The damning reviews of Radio Ethiopia by the male luminaries of the music-critic scene only made me want to rush out and empty those unheard tracks into my head. I wanted to pour them into my ear like some kind of divine poison and commune with this kick-ass God/dess who was both androgenous and powerfully feminine at the same time. There were secrets hidden under the veil of her oversized white masculine shirts. There was a mystery in her eyes that echoed those haunted photographs of Rimbaud where he peers out through time as if to say, “Have I shocked you out of your comfortable bourgeois slumber? Good. Let us continue…”
I chased Patti through record store racks until I found the object of my audio desires: Radio Ethiopia. In turn I made my own music, writing broken songs on a cheap child’s guitar. Music does not make it easy for women to break through into commercial success. It is as if men, jealous of our ability to bring forth life into the world, seek to block us from artistically creative pursuits.
When the day is quiet, I pick up a guitar and pick out freedom and rebellion. I pick myself out of the white noise of the mundanity around me. I find who I am within 6 steel strings that force the poetry to flow unimpeded. We all need heroes to provide a blueprint for our endeavors, and Patti became my psychopomp – my guide into the caverns of creativity.
Rock is a Patriarchy that seeks to celebrate potent masculine pursuits. It would be so much better if it was a Patti-riarchy, wth the New York Queen ruling her debauched and fertile dominion with equal amounts of noisy benevolence and fury.
I ditched niceness thanks to Patti Smith. I threw away shame and instead glorified in the power of sexuality and musical creativity freed from the shackles of traditional femininity. Patti unlocked a key in my head, or perhaps conjured up a lever in my brain which stuck around, waiting for me to press it and free myself from the chains of the male gaze.

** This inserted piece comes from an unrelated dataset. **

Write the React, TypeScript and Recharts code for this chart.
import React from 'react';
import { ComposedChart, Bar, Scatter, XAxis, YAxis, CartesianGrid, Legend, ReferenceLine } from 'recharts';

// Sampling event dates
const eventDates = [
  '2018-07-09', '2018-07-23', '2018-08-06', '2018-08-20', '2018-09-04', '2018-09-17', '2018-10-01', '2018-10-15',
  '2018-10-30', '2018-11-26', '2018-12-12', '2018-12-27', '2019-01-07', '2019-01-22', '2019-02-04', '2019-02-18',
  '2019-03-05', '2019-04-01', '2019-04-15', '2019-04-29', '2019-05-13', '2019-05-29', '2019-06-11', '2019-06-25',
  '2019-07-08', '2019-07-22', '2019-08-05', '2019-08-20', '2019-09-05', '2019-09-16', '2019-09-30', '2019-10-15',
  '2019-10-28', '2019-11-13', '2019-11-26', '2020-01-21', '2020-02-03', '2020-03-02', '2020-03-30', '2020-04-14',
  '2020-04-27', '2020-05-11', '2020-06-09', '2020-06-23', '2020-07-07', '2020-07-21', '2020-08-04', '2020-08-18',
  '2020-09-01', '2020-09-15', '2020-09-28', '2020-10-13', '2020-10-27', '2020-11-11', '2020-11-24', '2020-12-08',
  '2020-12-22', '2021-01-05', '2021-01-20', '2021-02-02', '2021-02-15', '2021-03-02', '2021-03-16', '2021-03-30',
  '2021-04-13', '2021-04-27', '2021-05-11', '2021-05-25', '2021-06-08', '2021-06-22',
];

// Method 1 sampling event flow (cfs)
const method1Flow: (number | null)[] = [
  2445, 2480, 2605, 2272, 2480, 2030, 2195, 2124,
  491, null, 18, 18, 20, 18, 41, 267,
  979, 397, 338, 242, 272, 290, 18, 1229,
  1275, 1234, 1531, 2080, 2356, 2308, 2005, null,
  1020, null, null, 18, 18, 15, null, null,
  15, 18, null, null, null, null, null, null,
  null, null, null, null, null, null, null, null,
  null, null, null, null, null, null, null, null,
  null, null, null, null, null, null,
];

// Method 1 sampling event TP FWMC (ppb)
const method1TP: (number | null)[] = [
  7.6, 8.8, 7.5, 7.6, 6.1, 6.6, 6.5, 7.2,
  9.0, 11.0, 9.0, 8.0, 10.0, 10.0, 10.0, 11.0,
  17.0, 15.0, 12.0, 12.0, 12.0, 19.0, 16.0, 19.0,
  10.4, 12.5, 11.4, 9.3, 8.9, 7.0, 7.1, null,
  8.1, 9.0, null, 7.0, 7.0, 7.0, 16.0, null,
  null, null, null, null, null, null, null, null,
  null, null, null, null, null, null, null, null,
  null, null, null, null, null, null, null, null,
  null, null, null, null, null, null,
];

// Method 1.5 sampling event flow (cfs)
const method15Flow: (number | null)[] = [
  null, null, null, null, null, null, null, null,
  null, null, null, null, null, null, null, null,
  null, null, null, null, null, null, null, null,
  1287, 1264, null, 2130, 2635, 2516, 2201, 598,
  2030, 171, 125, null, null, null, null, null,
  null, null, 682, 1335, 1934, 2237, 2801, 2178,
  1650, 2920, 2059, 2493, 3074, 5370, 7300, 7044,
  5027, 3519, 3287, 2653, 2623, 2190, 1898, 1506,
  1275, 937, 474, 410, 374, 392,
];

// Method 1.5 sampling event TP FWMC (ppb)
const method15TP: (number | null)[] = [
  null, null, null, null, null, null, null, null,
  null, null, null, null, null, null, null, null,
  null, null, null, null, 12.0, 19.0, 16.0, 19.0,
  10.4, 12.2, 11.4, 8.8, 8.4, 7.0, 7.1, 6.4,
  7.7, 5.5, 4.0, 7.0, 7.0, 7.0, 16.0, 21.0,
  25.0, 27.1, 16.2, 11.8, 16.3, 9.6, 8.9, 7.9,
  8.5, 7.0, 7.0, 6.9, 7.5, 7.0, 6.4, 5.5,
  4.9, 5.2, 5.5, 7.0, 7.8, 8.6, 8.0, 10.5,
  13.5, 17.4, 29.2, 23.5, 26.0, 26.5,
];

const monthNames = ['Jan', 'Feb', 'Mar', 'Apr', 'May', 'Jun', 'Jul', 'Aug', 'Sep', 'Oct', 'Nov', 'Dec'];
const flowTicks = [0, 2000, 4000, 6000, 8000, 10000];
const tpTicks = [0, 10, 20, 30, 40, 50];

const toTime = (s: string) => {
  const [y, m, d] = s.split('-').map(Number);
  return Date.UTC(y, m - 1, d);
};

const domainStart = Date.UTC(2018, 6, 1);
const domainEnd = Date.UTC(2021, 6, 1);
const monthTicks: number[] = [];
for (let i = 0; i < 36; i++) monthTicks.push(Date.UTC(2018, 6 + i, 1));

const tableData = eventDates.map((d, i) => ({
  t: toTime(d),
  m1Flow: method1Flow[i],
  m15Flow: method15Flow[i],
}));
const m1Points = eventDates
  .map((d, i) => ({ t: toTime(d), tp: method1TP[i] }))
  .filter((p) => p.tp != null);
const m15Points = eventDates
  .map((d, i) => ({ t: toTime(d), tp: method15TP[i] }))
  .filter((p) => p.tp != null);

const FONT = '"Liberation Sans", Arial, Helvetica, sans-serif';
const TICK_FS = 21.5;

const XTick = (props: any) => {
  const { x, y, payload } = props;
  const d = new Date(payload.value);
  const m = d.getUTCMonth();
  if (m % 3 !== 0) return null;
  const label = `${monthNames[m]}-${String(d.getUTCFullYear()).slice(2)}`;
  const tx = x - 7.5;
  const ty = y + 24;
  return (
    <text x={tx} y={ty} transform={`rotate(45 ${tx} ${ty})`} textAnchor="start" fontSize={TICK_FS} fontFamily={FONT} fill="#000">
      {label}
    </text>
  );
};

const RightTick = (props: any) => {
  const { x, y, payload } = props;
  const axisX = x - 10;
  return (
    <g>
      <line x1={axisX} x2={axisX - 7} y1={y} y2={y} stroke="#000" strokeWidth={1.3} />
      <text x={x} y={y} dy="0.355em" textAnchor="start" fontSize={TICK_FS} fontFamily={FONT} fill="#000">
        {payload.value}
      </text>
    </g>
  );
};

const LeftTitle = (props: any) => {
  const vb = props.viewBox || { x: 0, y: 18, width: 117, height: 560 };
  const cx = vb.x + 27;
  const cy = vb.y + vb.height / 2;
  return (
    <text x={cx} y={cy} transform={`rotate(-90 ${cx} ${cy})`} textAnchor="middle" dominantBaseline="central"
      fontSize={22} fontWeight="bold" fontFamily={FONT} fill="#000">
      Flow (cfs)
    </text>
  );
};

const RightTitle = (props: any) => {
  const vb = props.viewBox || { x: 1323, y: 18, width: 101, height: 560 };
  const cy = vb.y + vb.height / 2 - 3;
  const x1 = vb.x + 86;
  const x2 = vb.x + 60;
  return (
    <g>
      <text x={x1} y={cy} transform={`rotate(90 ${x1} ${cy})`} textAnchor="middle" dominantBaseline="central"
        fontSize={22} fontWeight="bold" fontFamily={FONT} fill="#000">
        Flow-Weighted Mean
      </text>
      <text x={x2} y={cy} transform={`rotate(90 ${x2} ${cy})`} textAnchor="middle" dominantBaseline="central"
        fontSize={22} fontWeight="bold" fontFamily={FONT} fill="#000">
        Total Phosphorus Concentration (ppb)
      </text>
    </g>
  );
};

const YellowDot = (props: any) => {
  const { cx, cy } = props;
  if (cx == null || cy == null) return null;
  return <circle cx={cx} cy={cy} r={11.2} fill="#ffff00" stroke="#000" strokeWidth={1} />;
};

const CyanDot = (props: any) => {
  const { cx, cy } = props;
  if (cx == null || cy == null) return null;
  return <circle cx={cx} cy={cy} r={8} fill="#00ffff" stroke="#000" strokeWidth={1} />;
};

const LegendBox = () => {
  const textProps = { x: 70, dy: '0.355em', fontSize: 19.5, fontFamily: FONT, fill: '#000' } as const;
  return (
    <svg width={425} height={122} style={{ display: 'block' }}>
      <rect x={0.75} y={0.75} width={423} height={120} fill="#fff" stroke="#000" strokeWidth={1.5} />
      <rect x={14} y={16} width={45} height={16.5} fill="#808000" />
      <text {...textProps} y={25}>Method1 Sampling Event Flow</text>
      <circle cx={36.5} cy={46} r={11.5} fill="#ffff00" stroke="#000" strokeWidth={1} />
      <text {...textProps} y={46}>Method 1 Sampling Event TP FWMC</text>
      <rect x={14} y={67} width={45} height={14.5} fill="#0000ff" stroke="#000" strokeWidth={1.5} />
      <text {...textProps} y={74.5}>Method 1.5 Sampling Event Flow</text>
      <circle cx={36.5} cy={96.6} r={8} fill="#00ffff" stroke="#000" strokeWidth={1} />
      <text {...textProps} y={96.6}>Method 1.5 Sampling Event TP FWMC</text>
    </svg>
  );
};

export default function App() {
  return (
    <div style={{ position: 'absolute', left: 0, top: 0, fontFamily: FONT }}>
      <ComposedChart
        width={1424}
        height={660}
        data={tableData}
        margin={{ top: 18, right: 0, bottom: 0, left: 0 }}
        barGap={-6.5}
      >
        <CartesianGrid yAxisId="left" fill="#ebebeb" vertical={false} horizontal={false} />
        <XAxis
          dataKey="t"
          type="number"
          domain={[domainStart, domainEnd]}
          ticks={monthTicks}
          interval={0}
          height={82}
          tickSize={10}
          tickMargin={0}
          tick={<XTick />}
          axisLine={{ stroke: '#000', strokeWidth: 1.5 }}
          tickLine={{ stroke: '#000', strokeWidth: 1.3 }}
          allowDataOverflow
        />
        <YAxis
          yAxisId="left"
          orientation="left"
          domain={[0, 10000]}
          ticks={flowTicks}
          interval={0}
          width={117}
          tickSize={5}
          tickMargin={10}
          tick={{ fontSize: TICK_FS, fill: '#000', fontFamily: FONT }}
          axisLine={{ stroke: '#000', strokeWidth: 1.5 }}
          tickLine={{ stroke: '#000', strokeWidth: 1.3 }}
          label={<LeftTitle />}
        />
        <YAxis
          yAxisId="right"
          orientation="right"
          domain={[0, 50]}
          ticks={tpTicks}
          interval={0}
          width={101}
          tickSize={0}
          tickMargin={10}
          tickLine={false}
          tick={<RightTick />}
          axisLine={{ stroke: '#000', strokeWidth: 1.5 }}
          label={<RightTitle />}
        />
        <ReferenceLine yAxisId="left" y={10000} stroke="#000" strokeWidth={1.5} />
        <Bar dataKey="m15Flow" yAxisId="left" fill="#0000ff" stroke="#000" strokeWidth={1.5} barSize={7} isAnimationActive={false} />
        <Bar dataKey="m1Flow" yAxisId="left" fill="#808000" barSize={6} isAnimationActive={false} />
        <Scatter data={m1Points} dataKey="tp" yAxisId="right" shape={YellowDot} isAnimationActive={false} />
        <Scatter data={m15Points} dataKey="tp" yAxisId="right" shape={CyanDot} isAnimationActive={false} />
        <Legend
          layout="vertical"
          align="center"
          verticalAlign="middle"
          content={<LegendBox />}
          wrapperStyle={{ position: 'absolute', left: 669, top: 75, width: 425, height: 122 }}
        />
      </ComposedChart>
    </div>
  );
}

What the male reviewers didn’t hear in Radio Ethiopia was not as important as what they did hear: the power of the pussy. They heard a woman who simply didn’t care. Not caring is a sin men don’t forgive easily, but that is ok: Patti’s sins are her own. In the tracks of Radio Ethiopia men heard a rebel with more passion and style than any New York punk boy antihero. They heard unbowed female defiance. Lester Bangs and his coterie wrote tough reviews of that which they were afraid of: a powerful, tough, creative woman with an open line to the Goddess.
Patti went to war using words as her sword, flying the flag for female freaks and freethinkers alike. To watch her perform is to hook up to her energy, that white heat white light that flies too close to the sun. Women are rarely allowed to play at being Icarus, instead being forced to remain close to earth, mothers tied to hearth and home. Patti showed me how to soar.
In finding Patti, I found myself and my muse. I can see her out of the corner of my eye, making mischief and poetry. She is off humping on a parking meter wooing Gloria and dissecting herself on stage to see what secrets she might find inside the barefoot and creative musical dancing light of the female divine.